* [What this task involves]:
Repeat all the material exactly; pictures stay out of your copy.

* [Collected data]:
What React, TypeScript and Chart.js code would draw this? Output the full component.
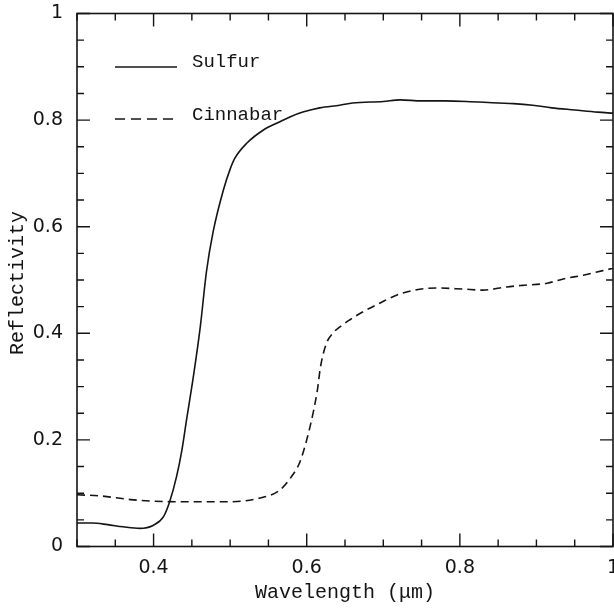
import React, { useEffect, useRef } from "react";
import { Chart, registerables } from "chart.js";

Chart.register(...registerables);

const sulfurWavelength = [
  0.3, 0.32, 0.34, 0.36, 0.382, 0.4, 0.413, 0.421, 0.43, 0.437, 0.443, 0.452,
  0.461, 0.469, 0.478, 0.491, 0.5, 0.506, 0.522, 0.543, 0.565, 0.578, 0.595,
  0.617, 0.643, 0.66, 0.7, 0.722, 0.75, 0.78, 0.809, 0.85, 0.87, 0.895, 0.92,
  0.95, 0.98, 1.0,
];
const sulfurReflectivity = [
  0.044, 0.044, 0.041, 0.037, 0.034, 0.04, 0.056, 0.084, 0.131, 0.181, 0.237,
  0.319, 0.412, 0.515, 0.592, 0.668, 0.708, 0.728, 0.757, 0.781, 0.797, 0.806,
  0.815, 0.823, 0.828, 0.832, 0.835, 0.838, 0.836, 0.836, 0.835, 0.832, 0.831,
  0.828, 0.823, 0.819, 0.815, 0.813,
];

const cinnabarWavelength = [
  0.3, 0.33, 0.37, 0.4, 0.45, 0.5, 0.539, 0.565, 0.582, 0.591, 0.6, 0.609,
  0.614, 0.618, 0.626, 0.634, 0.646, 0.656, 0.673, 0.696, 0.718, 0.741, 0.77,
  0.804, 0.83, 0.861, 0.882, 0.914, 0.935, 0.961, 0.979, 1.0,
];
const cinnabarReflectivity = [
  0.097, 0.095, 0.088, 0.085, 0.084, 0.084, 0.091, 0.106, 0.135, 0.158, 0.2,
  0.255, 0.294, 0.337, 0.382, 0.4, 0.415, 0.425, 0.44, 0.457, 0.472, 0.481,
  0.485, 0.483, 0.481, 0.487, 0.49, 0.494, 0.502, 0.509, 0.515, 0.522,
];

const xMajorTicks = [0.4, 0.6, 0.8, 1.0];
const yMajorTicks = [0, 0.2, 0.4, 0.6, 0.8, 1.0];
const minorStep = 0.05;
const seriesNames = ["Sulfur", "Cinnabar"];
const xTitle = "Wavelength (\u03bcm)";
const yTitle = "Reflectivity";

const INK = "#141414";
const MONO = "'Liberation Mono', 'DejaVu Sans Mono', monospace";
const SANS = "'DejaVu Sans', sans-serif";

const zeroPad = (s: any) => {
  s.paddingLeft = 0;
  s.paddingRight = 0;
  s.paddingTop = 0;
  s.paddingBottom = 0;
};

const framePlugin = {
  id: "frame",
  afterDraw(chart: any) {
    const { ctx, chartArea: a } = chart;
    const xs = chart.scales.x;
    const ys = chart.scales.y;
    ctx.save();
    ctx.strokeStyle = INK;
    ctx.lineWidth = 1.6;
    ctx.strokeRect(a.left, a.top, a.right - a.left, a.bottom - a.top);
    ctx.lineWidth = 1.4;
    const isMajor = (v: number, majors: number[]) =>
      majors.some((m) => Math.abs(m - v) < 1e-6);
    for (let i = 0; ; i++) {
      const v = xs.min + i * minorStep;
      if (v > xs.max + 1e-6) break;
      const px = xs.getPixelForValue(v);
      const len = isMajor(v, xMajorTicks) ? 13 : 7;
      ctx.beginPath();
      ctx.moveTo(px, a.bottom);
      ctx.lineTo(px, a.bottom - len);
      ctx.moveTo(px, a.top);
      ctx.lineTo(px, a.top + len);
      ctx.stroke();
    }
    for (let i = 0; ; i++) {
      const v = ys.min + i * minorStep;
      if (v > ys.max + 1e-6) break;
      const py = ys.getPixelForValue(v);
      const len = isMajor(v, yMajorTicks) ? 13 : 7;
      ctx.beginPath();
      ctx.moveTo(a.left, py);
      ctx.lineTo(a.left + len, py);
      ctx.moveTo(a.right, py);
      ctx.lineTo(a.right - len, py);
      ctx.stroke();
    }
    ctx.fillStyle = INK;
    ctx.font = `20px ${MONO}`;
    ctx.textAlign = "center";
    ctx.textBaseline = "middle";
    ctx.fillText(xTitle, (a.left + a.right) / 2, 593);
    ctx.save();
    ctx.translate(18, (a.top + a.bottom) / 2 + 3);
    ctx.rotate(-Math.PI / 2);
    ctx.fillText(yTitle, 0, 0);
    ctx.restore();
    const legendRows = [
      { y: 67, dash: [] as number[], textY: 62 },
      { y: 119, dash: [10, 6], textY: 115 },
    ];
    ctx.font = `19px ${MONO}`;
    ctx.textAlign = "left";
    legendRows.forEach((row, i) => {
      ctx.save();
      ctx.lineWidth = 1.4;
      ctx.setLineDash(row.dash);
      ctx.beginPath();
      ctx.moveTo(115, row.y);
      ctx.lineTo(177, row.y);
      ctx.stroke();
      ctx.restore();
      ctx.fillText(seriesNames[i], 192, row.textY);
    });
    ctx.restore();
  },
};

export default function App() {
  const ref = useRef<HTMLCanvasElement | null>(null);
  useEffect(() => {
    if (!ref.current) return;
    const chart = new Chart(ref.current, {
      type: "line",
      data: {
        datasets: [
          {
            label: seriesNames[0],
            data: sulfurWavelength.map((x, i) => ({ x, y: sulfurReflectivity[i] })),
            borderColor: INK,
            borderWidth: 1.6,
            pointRadius: 0,
            cubicInterpolationMode: "monotone",
            fill: false,
          },
          {
            label: seriesNames[1],
            data: cinnabarWavelength.map((x, i) => ({ x, y: cinnabarReflectivity[i] })),
            borderColor: INK,
            borderWidth: 1.6,
            borderDash: [8, 5],
            pointRadius: 0,
            cubicInterpolationMode: "monotone",
            fill: false,
          },
        ],
      },
      options: {
        animation: false,
        responsive: true,
        maintainAspectRatio: false,
        layout: { padding: { top: 13.5, right: 1, left: 0, bottom: 0 } },
        plugins: { legend: { display: false }, tooltip: { enabled: false } },
        scales: {
          x: {
            type: "linear",
            min: 0.3,
            max: 1.0,
            afterBuildTicks: (s: any) => {
              s.ticks = xMajorTicks.map((v) => ({ value: v }));
            },
            afterFit: (s: any) => {
              s.height = 61.5;
              zeroPad(s);
            },
            grid: { display: false, drawTicks: false },
            border: { display: false },
            ticks: {
              color: INK,
              padding: 10,
              maxRotation: 0,
              autoSkip: false,
              font: { family: SANS, size: 19 },
              callback: (v: any) => String(Math.round(Number(v) * 10) / 10),
            },
          },
          y: {
            type: "linear",
            min: 0,
            max: 1,
            afterBuildTicks: (s: any) => {
              s.ticks = yMajorTicks.map((v) => ({ value: v }));
            },
            afterFit: (s: any) => {
              s.width = 77;
              zeroPad(s);
            },
            grid: { display: false, drawTicks: false },
            border: { display: false },
            ticks: {
              color: INK,
              padding: 14,
              autoSkip: false,
              font: { family: SANS, size: 19 },
              callback: (v: any) => String(Math.round(Number(v) * 10) / 10),
            },
          },
        },
      },
      plugins: [framePlugin],
    });
    return () => chart.destroy();
  }, []);
  return (
    <div
      style={{
        position: "fixed",
        left: 0,
        top: 0,
        width: 614,
        height: 608,
        background: "#fff",
      }}
    >
      <canvas ref={ref} />
    </div>
  );
}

* [The completed task]:
What React, TypeScript and Chart.js code would draw this? Output the full component.
import React, { useEffect, useRef } from "react";
import { Chart, registerables } from "chart.js";

Chart.register(...registerables);

const sulfurWavelength = [
  0.3, 0.32, 0.34, 0.36, 0.382, 0.4, 0.413, 0.421, 0.43, 0.437, 0.443, 0.452,
  0.461, 0.469, 0.478, 0.491, 0.5, 0.506, 0.522, 0.543, 0.565, 0.578, 0.595,
  0.617, 0.643, 0.66, 0.7, 0.722, 0.75, 0.78, 0.809, 0.85, 0.87, 0.895, 0.92,
  0.95, 0.98, 1.0,
];
const sulfurReflectivity = [
  0.044, 0.044, 0.041, 0.037, 0.034, 0.04, 0.056, 0.084, 0.131, 0.181, 0.237,
  0.319, 0.412, 0.515, 0.592, 0.668, 0.708, 0.728, 0.757, 0.781, 0.797, 0.806,
  0.815, 0.823, 0.828, 0.832, 0.835, 0.838, 0.836, 0.836, 0.835, 0.832, 0.831,
  0.828, 0.823, 0.819, 0.815, 0.813,
];

const cinnabarWavelength = [
  0.3, 0.33, 0.37, 0.4, 0.45, 0.5, 0.539, 0.565, 0.582, 0.591, 0.6, 0.609,
  0.614, 0.618, 0.626, 0.634, 0.646, 0.656, 0.673, 0.696, 0.718, 0.741, 0.77,
  0.804, 0.83, 0.861, 0.882, 0.914, 0.935, 0.961, 0.979, 1.0,
];
const cinnabarReflectivity = [
  0.097, 0.095, 0.088, 0.085, 0.084, 0.084, 0.091, 0.106, 0.135, 0.158, 0.2,
  0.255, 0.294, 0.337, 0.382, 0.4, 0.415, 0.425, 0.44, 0.457, 0.472, 0.481,
  0.485, 0.483, 0.481, 0.487, 0.49, 0.494, 0.502, 0.509, 0.515, 0.522,
];

const xMajorTicks = [0.4, 0.6, 0.8, 1.0];
const yMajorTicks = [0, 0.2, 0.4, 0.6, 0.8, 1.0];
const minorStep = 0.05;
const seriesNames = ["Sulfur", "Cinnabar"];
const xTitle = "Wavelength (\u03bcm)";
const yTitle = "Reflectivity";

const INK = "#141414";
const MONO = "'Liberation Mono', 'DejaVu Sans Mono', monospace";
const SANS = "'DejaVu Sans', sans-serif";

const zeroPad = (s: any) => {
  s.paddingLeft = 0;
  s.paddingRight = 0;
  s.paddingTop = 0;
  s.paddingBottom = 0;
};

const framePlugin = {
  id: "frame",
  afterDraw(chart: any) {
    const { ctx, chartArea: a } = chart;
    const xs = chart.scales.x;
    const ys = chart.scales.y;
    ctx.save();
    ctx.strokeStyle = INK;
    ctx.lineWidth = 1.6;
    ctx.strokeRect(a.left, a.top, a.right - a.left, a.bottom - a.top);
    ctx.lineWidth = 1.4;
    const isMajor = (v: number, majors: number[]) =>
      majors.some((m) => Math.abs(m - v) < 1e-6);
    for (let i = 0; ; i++) {
      const v = xs.min + i * minorStep;
      if (v > xs.max + 1e-6) break;
      const px = xs.getPixelForValue(v);
      const len = isMajor(v, xMajorTicks) ? 13 : 7;
      ctx.beginPath();
      ctx.moveTo(px, a.bottom);
      ctx.lineTo(px, a.bottom - len);
      ctx.moveTo(px, a.top);
      ctx.lineTo(px, a.top + len);
      ctx.stroke();
    }
    for (let i = 0; ; i++) {
      const v = ys.min + i * minorStep;
      if (v > ys.max + 1e-6) break;
      const py = ys.getPixelForValue(v);
      const len = isMajor(v, yMajorTicks) ? 13 : 7;
      ctx.beginPath();
      ctx.moveTo(a.left, py);
      ctx.lineTo(a.left + len, py);
      ctx.moveTo(a.right, py);
      ctx.lineTo(a.right - len, py);
      ctx.stroke();
    }
    ctx.fillStyle = INK;
    ctx.font = `20px ${MONO}`;
    ctx.textAlign = "center";
    ctx.textBaseline = "middle";
    ctx.fillText(xTitle, (a.left + a.right) / 2, 593);
    ctx.save();
    ctx.translate(18, (a.top + a.bottom) / 2 + 3);
    ctx.rotate(-Math.PI / 2);
    ctx.fillText(yTitle, 0, 0);
    ctx.restore();
    const legendRows = [
      { y: 67, dash: [] as number[], textY: 62 },
      { y: 119, dash: [10, 6], textY: 115 },
    ];
    ctx.font = `19px ${MONO}`;
    ctx.textAlign = "left";
    legendRows.forEach((row, i) => {
      ctx.save();
      ctx.lineWidth = 1.4;
      ctx.setLineDash(row.dash);
      ctx.beginPath();
      ctx.moveTo(115, row.y);
      ctx.lineTo(177, row.y);
      ctx.stroke();
      ctx.restore();
      ctx.fillText(seriesNames[i], 192, row.textY);
    });
    ctx.restore();
  },
};

export default function App() {
  const ref = useRef<HTMLCanvasElement | null>(null);
  useEffect(() => {
    if (!ref.current) return;
    const chart = new Chart(ref.current, {
      type: "line",
      data: {
        datasets: [
          {
            label: seriesNames[0],
            data: sulfurWavelength.map((x, i) => ({ x, y: sulfurReflectivity[i] })),
            borderColor: INK,
            borderWidth: 1.6,
            pointRadius: 0,
            cubicInterpolationMode: "monotone",
            fill: false,
          },
          {
            label: seriesNames[1],
            data: cinnabarWavelength.map((x, i) => ({ x, y: cinnabarReflectivity[i] })),
            borderColor: INK,
            borderWidth: 1.6,
            borderDash: [8, 5],
            pointRadius: 0,
            cubicInterpolationMode: "monotone",
            fill: false,
          },
        ],
      },
      options: {
        animation: false,
        responsive: true,
        maintainAspectRatio: false,
        layout: { padding: { top: 13.5, right: 1, left: 0, bottom: 0 } },
        plugins: { legend: { display: false }, tooltip: { enabled: false } },
        scales: {
          x: {
            type: "linear",
            min: 0.3,
            max: 1.0,
            afterBuildTicks: (s: any) => {
              s.ticks = xMajorTicks.map((v) => ({ value: v }));
            },
            afterFit: (s: any) => {
              s.height = 61.5;
              zeroPad(s);
            },
            grid: { display: false, drawTicks: false },
            border: { display: false },
            ticks: {
              color: INK,
              padding: 10,
              maxRotation: 0,
              autoSkip: false,
              font: { family: SANS, size: 19 },
              callback: (v: any) => String(Math.round(Number(v) * 10) / 10),
            },
          },
          y: {
            type: "linear",
            min: 0,
            max: 1,
            afterBuildTicks: (s: any) => {
              s.ticks = yMajorTicks.map((v) => ({ value: v }));
            },
            afterFit: (s: any) => {
              s.width = 77;
              zeroPad(s);
            },
            grid: { display: false, drawTicks: false },
            border: { display: false },
            ticks: {
              color: INK,
              padding: 14,
              autoSkip: false,
              font: { family: SANS, size: 19 },
              callback: (v: any) => String(Math.round(Number(v) * 10) / 10),
            },
          },
        },
      },
      plugins: [framePlugin],
    });
    return () => chart.destroy();
  }, []);
  return (
    <div
      style={{
        position: "fixed",
        left: 0,
        top: 0,
        width: 614,
        height: 608,
        background: "#fff",
      }}
    >
      <canvas ref={ref} />
    </div>
  );
}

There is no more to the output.